Sioniste, en effet. Elle a grandi au Maroc et revendique fièrement son identité de Juive marocaine – son identité première, ses origines. Après son baccalauréat, elle part étudier les mathématiques et l’arabe littéraire à Jérusalem.  Elle s’installe ensuite en Italie en 1985,  avant de faire officiellement son alyah en 1993. Ses fortes convictions sionistes la poussent à fonder à Rome un mouvement de jeunesse. C’est ainsi que l’Agence Juive l’a contactée et lui a demandé de travailler avec elle. C’est le début de ce qu’elle nomme « une love story » avec l’alyah et l’Agence Juive. Elle s’est d’abord occupée depuis l’Italie de l’alyah des Juifs d’Union soviétique (qui étaient en transit à Rome, avant de rejoindre les États-Unis ou Israël), puis des Juifs d’Albanie, une petite communauté de 350 personnes, qui souhaitaient émigrer en Israël, mais en avaient été empêchés par le régime communiste. Arielle Di Porto parle de son immense satisfaction – et même du privilège – d’avoir pu apporter cette aide aux communautés en difficulté.

Elle est aujourd’hui responsable de l’alyah pour les Amériques et l’Europe. La France représente la plus grosse source d’immigration. C’est une alyah qui oscille entre alyah de détresse et alyah de choix, dit-elle. Au début des années 2000, environ 1 500 personnes partaient chaque année. Mais après les attentats de 2012 et 2015, l’alyah a connu une forte augmentation : 7 000 olim en 2014 et 8 000 en 2015. Présentement, elle s’est stabilisée à environ 2 200 personnes par an. C’est une moyenne proportionnellement élevée, pour une communauté qui compte environ 500 000 personnes. Attentats, antisémitisme, les craintes multipliées poussent nombre de Juifs français à s’installer en Israël. Mais ils sont également très sionistes et très attachés à Israël. C’est donc une alyah qui vraisemblablement augmentera dans l’avenir.

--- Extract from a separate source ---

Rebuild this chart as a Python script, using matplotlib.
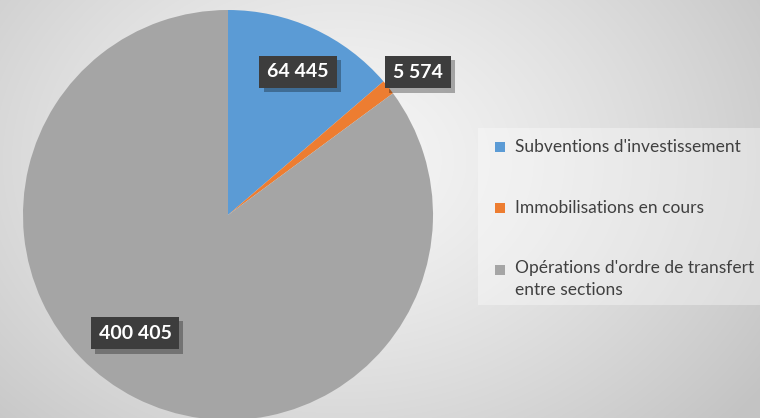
import numpy as np
import matplotlib
matplotlib.use("Agg")
import matplotlib.pyplot as plt
import matplotlib.patheffects as pe
from matplotlib.patches import Rectangle

categories = ["Subventions d'investissement", "Immobilisations en cours",
              "Opérations d'ordre de transfert\nentre sections"]
values = [64445, 5574, 400405]
labels = ["64 445", "5 574", "400 405"]
colors = ["#5B9BD5", "#ED7D31", "#A5A5A5"]

W, H = 760, 418
fig = plt.figure(figsize=(W / 100, H / 100), dpi=100)

# radial gradient background
bg = fig.add_axes([0, 0, 1, 1])
yy, xx = np.mgrid[0:H, 0:W]
cx, cy = 340, 160
d = np.sqrt(((xx - cx) / 520.0) ** 2 + ((yy - cy) / 400.0) ** 2)
d = np.clip(d, 0, 1)
v = 0.965 - 0.20 * d ** 1.3
bg.imshow(np.dstack([v, v, v]), extent=[0, W, H, 0], aspect="auto")
bg.set_xlim(0, W)
bg.set_ylim(H, 0)
bg.axis("off")

# pie
R = 205
cxp, cyp = 228, H - 215
ax = fig.add_axes([(cxp - R) / W, (cyp - R) / H, 2 * R / W, 2 * R / H])
wedges, _ = ax.pie(values, colors=colors, startangle=90, counterclock=False,
                   radius=1.0, wedgeprops=dict(linewidth=0))
ax.set_xlim(-1, 1)
ax.set_ylim(-1, 1)
ax.set_aspect("auto")
ax.axis("off")

# data labels
label_pos = [(0.777, -1.4), (1.16, -1.6), (0.733, -11.4)]  # (radius fraction, angle tweak deg)
total = sum(values)
start = 90.0
for val, lab, (rf, tweak) in zip(values, labels, label_pos):
    span = 360.0 * val / total
    mid = np.deg2rad(start - span / 2 + tweak)
    start -= span
    x, y = rf * np.cos(mid), rf * np.sin(mid)
    t = ax.text(x, y, lab, ha="center", va="center", color="white",
                fontsize=14, fontfamily="Lato", fontweight="bold",
                bbox=dict(boxstyle="square,pad=0.4", fc="#3d3d3d", ec="none"),
                zorder=5)
    t.get_bbox_patch().set_path_effects(
        [pe.SimplePatchShadow(offset=(3, -3), shadow_rgbFace="black", alpha=0.3),
         pe.Normal()])

# legend (manual)
fig.patches.append(Rectangle((478 / W, 1 - 305 / H), (W - 478) / W, 177 / H,
                             transform=fig.transFigure, fc=(1, 1, 1, 0.35),
                             ec="none"))
ys = [147, 208, 270]
for c, name, yc in zip(colors, categories, ys):
    fig.patches.append(Rectangle((495 / W, 1 - (yc + 5) / H), 10 / W, 10 / H,
                                 transform=fig.transFigure, fc=c, ec="none"))
    if "\n" in name:
        fig.text(515 / W, 1 - (yc - 10) / H, name, ha="left", va="top",
                 fontsize=12.5, fontfamily="Lato", color="#404040", linespacing=1.45)
    else:
        fig.text(515 / W, 1 - yc / H, name, ha="left", va="center",
                 fontsize=12.5, fontfamily="Lato", color="#404040")

fig.savefig("out.png", dpi=100)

Comparativement, l’alyah d’Angleterre reste très limitée : 600 olim par an en moyenne. C’est donc une alyah de choix, même si les dernières années marquent un accroissement des inquiétudes face à un nouvel antisémitisme. Alyah de choix également pour les États-Unis et le Canada : entre 350 et 400 olim canadiens par an, et environ 3 000 Américains. Ces chiffres restent stables depuis une dizaine d’années. Arielle Di Porto note que c’est une alyah très motivée, composée de beaucoup de jeunes, souvent religieux, des professions libérales aussi. Leur préférence va vers Jérusalem, alors que les Français s’installent plutôt à Netanya et Tel Aviv. L’alyah mondiale représente plus de 30 000 personnes par an, dont un tiers est russe. L’Ukraine est également une composante forte avec environ 5 000 olim.

L’Agence Juive propose de nombreuses aides, sous la forme de salons de l’alyah, de séminaires, où les personnes intéressées peuvent s’informer, être conseillées et guidées. Des oulpanim sont également organisés en partenariat avec l’Organisation sioniste mondiale. Car l’intégration en Israël fait aussi partie des tâches à accomplir, et l’Agence Juive intervient régulièrement auprès du gouvernement israélien pour notamment améliorer les conditions d’insertion professionnelle. La question de la reconnaissance des diplômes et de l’expérience professionnelle est fondamentale, et Arielle Di Porto note avec satisfaction les améliorations obtenues grâce à leur lobbying auprès du gouvernement. Les obstacles ne semblent pas impressionner cette femme de convictions, dévouée à sa tâche, remarquable par son enthousiasme et sa fidélité à l’idéal sioniste, et prête à relever tous les défis.